Given request
Extract the full listing verbatim and drop any pictures from your copy.
+---+
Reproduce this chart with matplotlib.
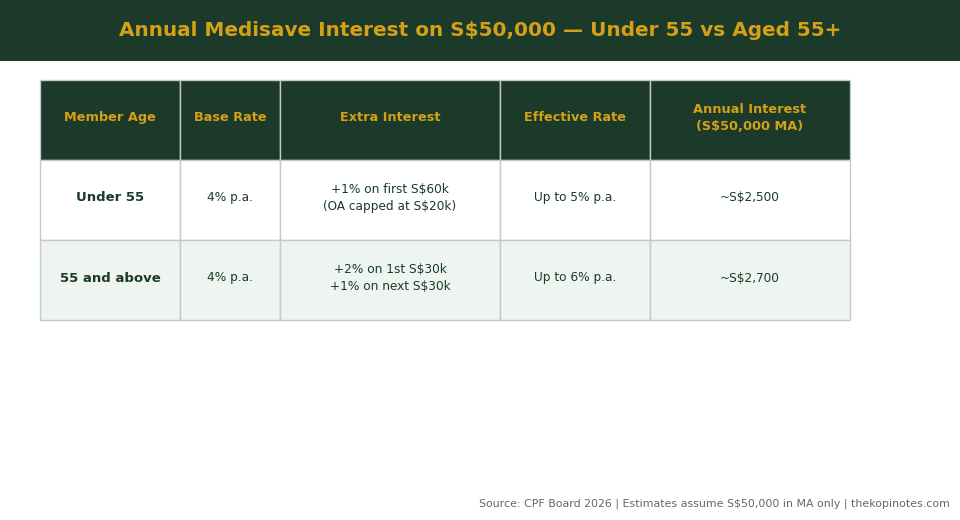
import matplotlib.pyplot as plt
import matplotlib.transforms as mtransforms
from matplotlib.patches import Rectangle

DARK = "#1b3a2a"
GOLD = "#d4a017"

col_labels = ["Member Age", "Base Rate", "Extra Interest", "Effective Rate",
              "Annual Interest\n(S$50,000 MA)"]
member_age = ["Under 55", "55 and above"]
base_rate = ["4% p.a.", "4% p.a."]
extra_interest = ["+1% on first S$60k\n(OA capped at S$20k)",
                  "+2% on 1st S$30k\n+1% on next S$30k"]
effective_rate = ["Up to 5% p.a.", "Up to 6% p.a."]
annual_interest = ["~S$2,500", "~S$2,700"]

col_widths = [140, 100, 220, 150, 200]

rows = [list(r) for r in zip(member_age, base_rate, extra_interest,
                             effective_rate, annual_interest)]

fig = plt.figure(figsize=(9.6, 5.2), dpi=100)

# title banner
fig.patches.append(Rectangle((0, 1 - 61 / 520), 1, 61 / 520, transform=fig.transFigure,
                             facecolor=DARK, edgecolor="none", zorder=0))
fig.text(0.5, 1 - 31 / 520, "Annual Medisave Interest on S$50,000 \u2014 Under 55 vs Aged 55+",
         ha="center", va="center", color=GOLD, fontsize=14.4, fontweight="bold")

ax = fig.add_axes([40 / 960, 200 / 520, 810 / 960, 240 / 520])
ax.axis("off")

total = sum(col_widths)
tbl = ax.table(cellText=rows, colLabels=col_labels,
               colWidths=[w / total for w in col_widths],
               cellLoc="center", bbox=[0, 0, 1, 1])
tbl.auto_set_font_size(False)

# nudge cell text up a couple of pixels
nudge = mtransforms.Affine2D().translate(0, 2)

for (r, c), cell in tbl.get_celld().items():
    cell.set_edgecolor("#c8c8c8")
    cell.set_linewidth(1)
    txt = cell.get_text()
    txt.set_transform(nudge)
    if r == 0:
        cell.set_facecolor(DARK)
        txt.set_color(GOLD)
        txt.set_fontweight("bold")
        txt.set_fontsize(9.3)
    else:
        cell.set_facecolor("white" if r == 1 else "#eef5f0")
        txt.set_color(DARK)
        if c == 0:
            txt.set_fontweight("bold")
            txt.set_fontsize(9.5)
        else:
            txt.set_fontsize(8.7)
    txt.set_linespacing(1.4)

fig.text(1 - 10 / 960, 1 - 504 / 520,
         "Source: CPF Board 2026 | Estimates assume S$50,000 in MA only | thekopinotes.com",
         ha="right", va="center", color="#666666", fontsize=7.9)

fig.savefig("out.png", dpi=100)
+---+
Full solution
Reproduce this chart with matplotlib.
import matplotlib.pyplot as plt
import matplotlib.transforms as mtransforms
from matplotlib.patches import Rectangle

DARK = "#1b3a2a"
GOLD = "#d4a017"

col_labels = ["Member Age", "Base Rate", "Extra Interest", "Effective Rate",
              "Annual Interest\n(S$50,000 MA)"]
member_age = ["Under 55", "55 and above"]
base_rate = ["4% p.a.", "4% p.a."]
extra_interest = ["+1% on first S$60k\n(OA capped at S$20k)",
                  "+2% on 1st S$30k\n+1% on next S$30k"]
effective_rate = ["Up to 5% p.a.", "Up to 6% p.a."]
annual_interest = ["~S$2,500", "~S$2,700"]

col_widths = [140, 100, 220, 150, 200]

rows = [list(r) for r in zip(member_age, base_rate, extra_interest,
                             effective_rate, annual_interest)]

fig = plt.figure(figsize=(9.6, 5.2), dpi=100)

# title banner
fig.patches.append(Rectangle((0, 1 - 61 / 520), 1, 61 / 520, transform=fig.transFigure,
                             facecolor=DARK, edgecolor="none", zorder=0))
fig.text(0.5, 1 - 31 / 520, "Annual Medisave Interest on S$50,000 \u2014 Under 55 vs Aged 55+",
         ha="center", va="center", color=GOLD, fontsize=14.4, fontweight="bold")

ax = fig.add_axes([40 / 960, 200 / 520, 810 / 960, 240 / 520])
ax.axis("off")

total = sum(col_widths)
tbl = ax.table(cellText=rows, colLabels=col_labels,
               colWidths=[w / total for w in col_widths],
               cellLoc="center", bbox=[0, 0, 1, 1])
tbl.auto_set_font_size(False)

# nudge cell text up a couple of pixels
nudge = mtransforms.Affine2D().translate(0, 2)

for (r, c), cell in tbl.get_celld().items():
    cell.set_edgecolor("#c8c8c8")
    cell.set_linewidth(1)
    txt = cell.get_text()
    txt.set_transform(nudge)
    if r == 0:
        cell.set_facecolor(DARK)
        txt.set_color(GOLD)
        txt.set_fontweight("bold")
        txt.set_fontsize(9.3)
    else:
        cell.set_facecolor("white" if r == 1 else "#eef5f0")
        txt.set_color(DARK)
        if c == 0:
            txt.set_fontweight("bold")
            txt.set_fontsize(9.5)
        else:
            txt.set_fontsize(8.7)
    txt.set_linespacing(1.4)

fig.text(1 - 10 / 960, 1 - 504 / 520,
         "Source: CPF Board 2026 | Estimates assume S$50,000 in MA only | thekopinotes.com",
         ha="right", va="center", color="#666666", fontsize=7.9)

fig.savefig("out.png", dpi=100)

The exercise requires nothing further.